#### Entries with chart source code
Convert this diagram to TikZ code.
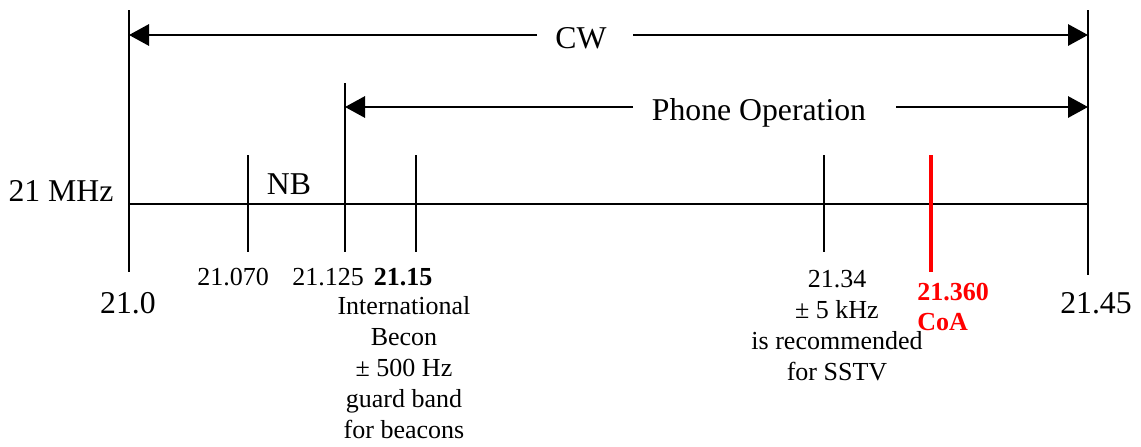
\documentclass[tikz,border=0pt]{standalone}
\usepackage{fontspec}
\setmainfont{Liberation Serif}
\usetikzlibrary{arrows.meta}
\begin{document}
\begin{tikzpicture}[x=0.75pt,y=-0.75pt,
  axisline/.style={line width=1.5pt},
  redline/.style={line width=3pt, draw=red},
  arr/.style={line width=1.5pt,-{Triangle[length=15pt,width=16pt]}},
  big/.style={font=\fontsize{23.8}{28}\selectfont, inner sep=0pt, anchor=base},
  small/.style={font=\fontsize{19.5}{23.2}\selectfont, inner sep=0pt, anchor=base, align=center},
  redtxt/.style={font=\fontsize{19.5}{22.5}\selectfont\bfseries, text=red, inner sep=0pt, anchor=base west, align=left}]
\useasboundingbox (0,0) rectangle (1141,446);
% coordinates
\coordinate (L0) at (129,10);
\coordinate (L1) at (129,272);
\coordinate (R0) at (1088,10);
\coordinate (R1) at (1088,275);
\coordinate (axL) at (129,204);
\coordinate (axR) at (1088,204);
\coordinate (p0) at (345,83);
\coordinate (p1) at (345,252);
\coordinate (nb0) at (248,155);
\coordinate (nb1) at (248,252);
\coordinate (bc0) at (416,155);
\coordinate (bc1) at (416,252);
\coordinate (ss0) at (824,155);
\coordinate (ss1) at (824,252);
\coordinate (co0) at (931,155);
\coordinate (co1) at (931,272);
\coordinate (cwL) at (129,35);
\coordinate (cwR) at (1088,35);
\coordinate (cwa) at (537,35);
\coordinate (cwb) at (633,35);
\coordinate (phL) at (345,107);
\coordinate (phR) at (1088,107);
\coordinate (pha) at (633,107);
\coordinate (phb) at (896,107);
% lines
\draw[axisline] (L0) -- (L1);
\draw[axisline] (R0) -- (R1);
\draw[axisline] (axL) -- (axR);
\draw[axisline] (p0) -- (p1);
\draw[axisline] (nb0) -- (nb1);
\draw[axisline] (bc0) -- (bc1);
\draw[axisline] (ss0) -- (ss1);
\draw[redline] (co0) -- (co1);
\draw[arr] (cwa) -- (cwL);
\draw[arr] (cwb) -- (cwR);
\draw[arr] (pha) -- (phL);
\draw[arr] (phb) -- (phR);
% labels
\node[big] (cw) at (581,48) {CW};
\node[big] (phone) at (759,120) {Phone Operation};
\node[big] (mhz) at (61,201) {21 MHz};
\node[big] (nb) at (289,194) {NB};
\node[big] (f210) at (128,313) {21.0};
\node[big] (f2145) at (1096,313) {21.45};
\node[small] (f21070) at (233,285) {21.070};
\node[small] (f21125) at (328,285) {21.125};
\node[small] (f2115) at (403,285) {\textbf{21.15}};
\node[small] (beacon) at (404,438) {International\\Becon\\± 500 Hz\\guard band\\for beacons};
\node[small] (sstv) at (837,380) {21.34\\± 5 kHz\\is recommended\\for SSTV};
\node[redtxt] (coa) at (917,330) {21.360\\CoA};
\end{tikzpicture}
\end{document}
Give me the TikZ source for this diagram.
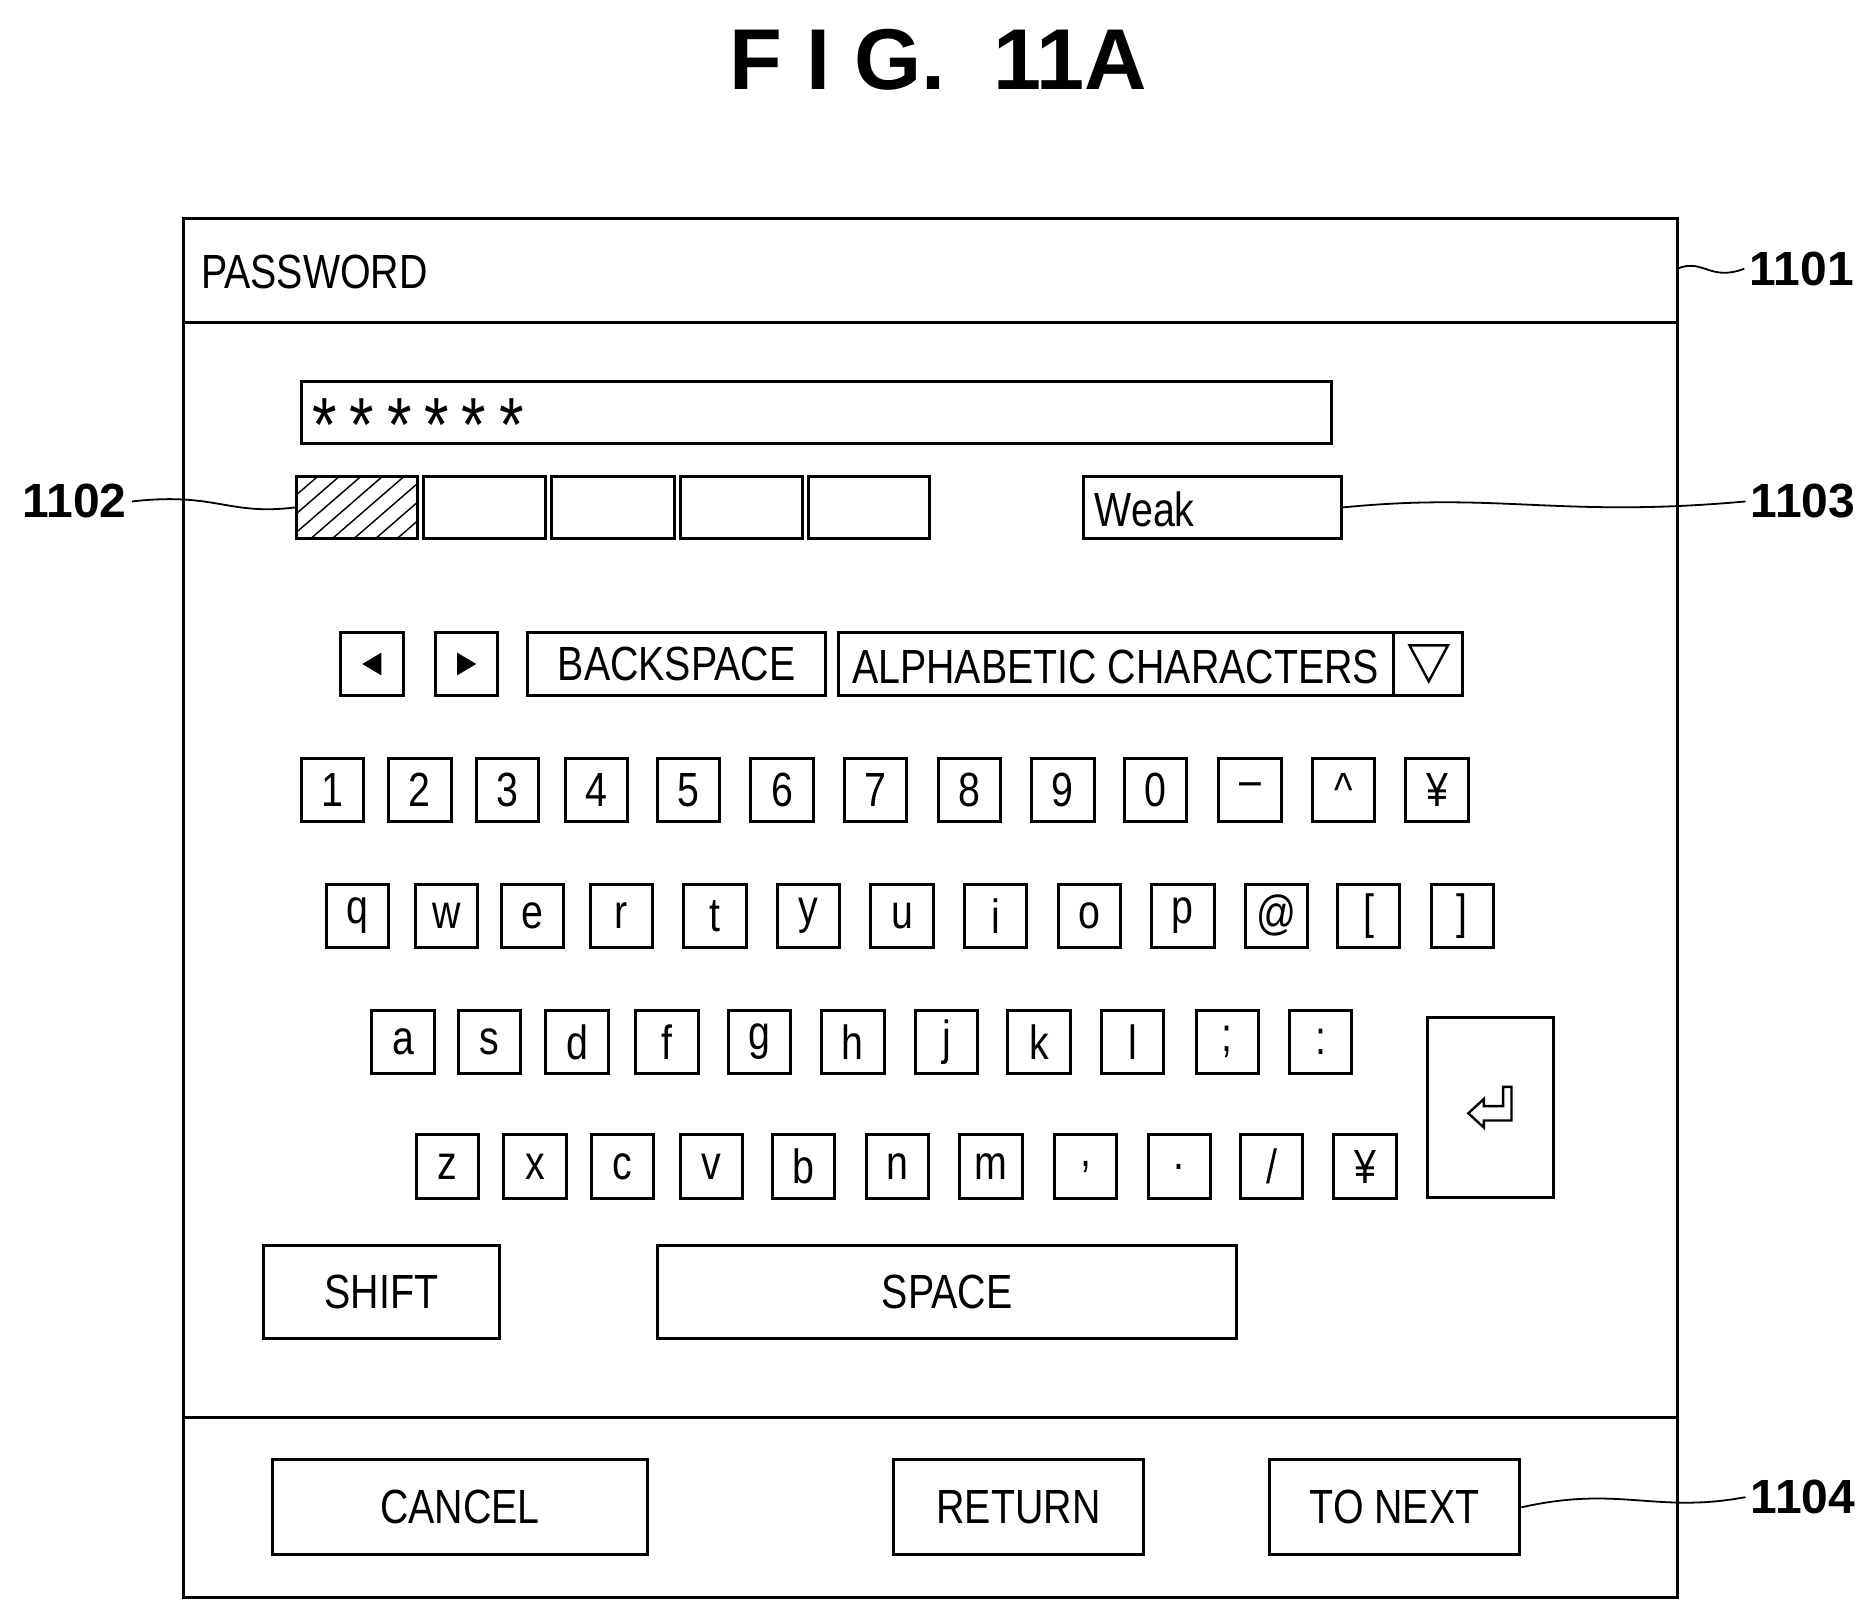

#### Prompt
Go through the listing above and write it all out exactly, leaving out any picture.

#### Expected output
Convert this diagram to TikZ code.
\documentclass[tikz,border=0pt]{standalone}
\usepackage{fontspec}
\setmainfont{Liberation Serif}
\usetikzlibrary{arrows.meta}
\begin{document}
\begin{tikzpicture}[x=0.75pt,y=-0.75pt,
  axisline/.style={line width=1.5pt},
  redline/.style={line width=3pt, draw=red},
  arr/.style={line width=1.5pt,-{Triangle[length=15pt,width=16pt]}},
  big/.style={font=\fontsize{23.8}{28}\selectfont, inner sep=0pt, anchor=base},
  small/.style={font=\fontsize{19.5}{23.2}\selectfont, inner sep=0pt, anchor=base, align=center},
  redtxt/.style={font=\fontsize{19.5}{22.5}\selectfont\bfseries, text=red, inner sep=0pt, anchor=base west, align=left}]
\useasboundingbox (0,0) rectangle (1141,446);
% coordinates
\coordinate (L0) at (129,10);
\coordinate (L1) at (129,272);
\coordinate (R0) at (1088,10);
\coordinate (R1) at (1088,275);
\coordinate (axL) at (129,204);
\coordinate (axR) at (1088,204);
\coordinate (p0) at (345,83);
\coordinate (p1) at (345,252);
\coordinate (nb0) at (248,155);
\coordinate (nb1) at (248,252);
\coordinate (bc0) at (416,155);
\coordinate (bc1) at (416,252);
\coordinate (ss0) at (824,155);
\coordinate (ss1) at (824,252);
\coordinate (co0) at (931,155);
\coordinate (co1) at (931,272);
\coordinate (cwL) at (129,35);
\coordinate (cwR) at (1088,35);
\coordinate (cwa) at (537,35);
\coordinate (cwb) at (633,35);
\coordinate (phL) at (345,107);
\coordinate (phR) at (1088,107);
\coordinate (pha) at (633,107);
\coordinate (phb) at (896,107);
% lines
\draw[axisline] (L0) -- (L1);
\draw[axisline] (R0) -- (R1);
\draw[axisline] (axL) -- (axR);
\draw[axisline] (p0) -- (p1);
\draw[axisline] (nb0) -- (nb1);
\draw[axisline] (bc0) -- (bc1);
\draw[axisline] (ss0) -- (ss1);
\draw[redline] (co0) -- (co1);
\draw[arr] (cwa) -- (cwL);
\draw[arr] (cwb) -- (cwR);
\draw[arr] (pha) -- (phL);
\draw[arr] (phb) -- (phR);
% labels
\node[big] (cw) at (581,48) {CW};
\node[big] (phone) at (759,120) {Phone Operation};
\node[big] (mhz) at (61,201) {21 MHz};
\node[big] (nb) at (289,194) {NB};
\node[big] (f210) at (128,313) {21.0};
\node[big] (f2145) at (1096,313) {21.45};
\node[small] (f21070) at (233,285) {21.070};
\node[small] (f21125) at (328,285) {21.125};
\node[small] (f2115) at (403,285) {\textbf{21.15}};
\node[small] (beacon) at (404,438) {International\\Becon\\± 500 Hz\\guard band\\for beacons};
\node[small] (sstv) at (837,380) {21.34\\± 5 kHz\\is recommended\\for SSTV};
\node[redtxt] (coa) at (917,330) {21.360\\CoA};
\end{tikzpicture}
\end{document}
Give me the TikZ source for this diagram.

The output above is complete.